TIMES SITUBONDO, SITUBONDO – Isu perubahan iklim memang bukan lagi wacana akademis semata. Di seluruh dunia, perubahan cuaca yang semakin tak menentu adalah alarm keras bahwa bumi berada dalam kondisi kritis.
Fenomena ekstrem yang datang silih berganti dari kekeringan hingga hujan lebat tak terduga menjadi bukti bahwa sesuatu telah berubah secara struktural. Karena itu, menjaga bumi tidak boleh lagi diperlakukan sebagai slogan kampanye atau jargon aktivisme.
Ia adalah kewajiban moral, kompas etis yang seharusnya menuntun arah pembangunan agar tidak berjalan membabi buta dengan mengorbankan keselamatan ekologis. Jika pembangunan hanya mengedepankan ambisi politik dan kepentingan sempit, maka generasi yang akan datang hanya mewarisi bumi yang rusak dan tidak layak huni.
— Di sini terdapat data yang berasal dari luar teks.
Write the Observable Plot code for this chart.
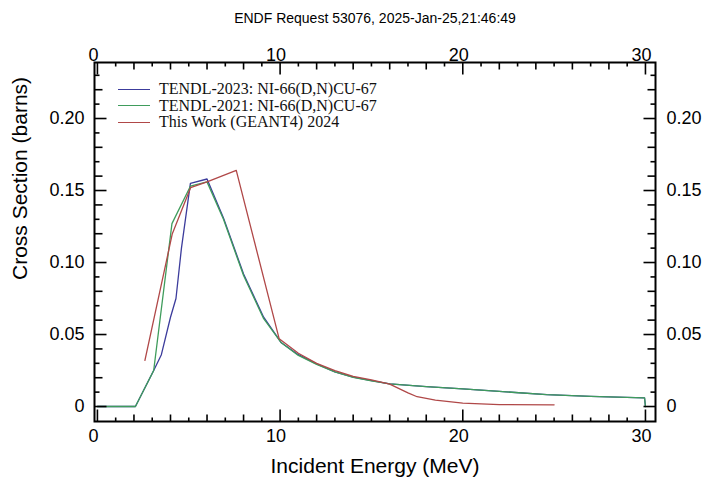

Kesadaran ekologis ini juga melahirkan banyak gerakan advokasi. Salah satu preseden terbesar datang dari Belanda, ketika para aktivis berhasil menggugat pemerintah karena dianggap gagal menurunkan emisi gas rumah kaca.
Gugatan itu tidak hanya menang di pengadilan tingkat pertama, tetapi juga dikukuhkan hingga Mahkamah Agung. Intinya jelas: negara tidak bisa sembarangan merumuskan kebijakan pembangunan tanpa menghitung dampak ekologisnya.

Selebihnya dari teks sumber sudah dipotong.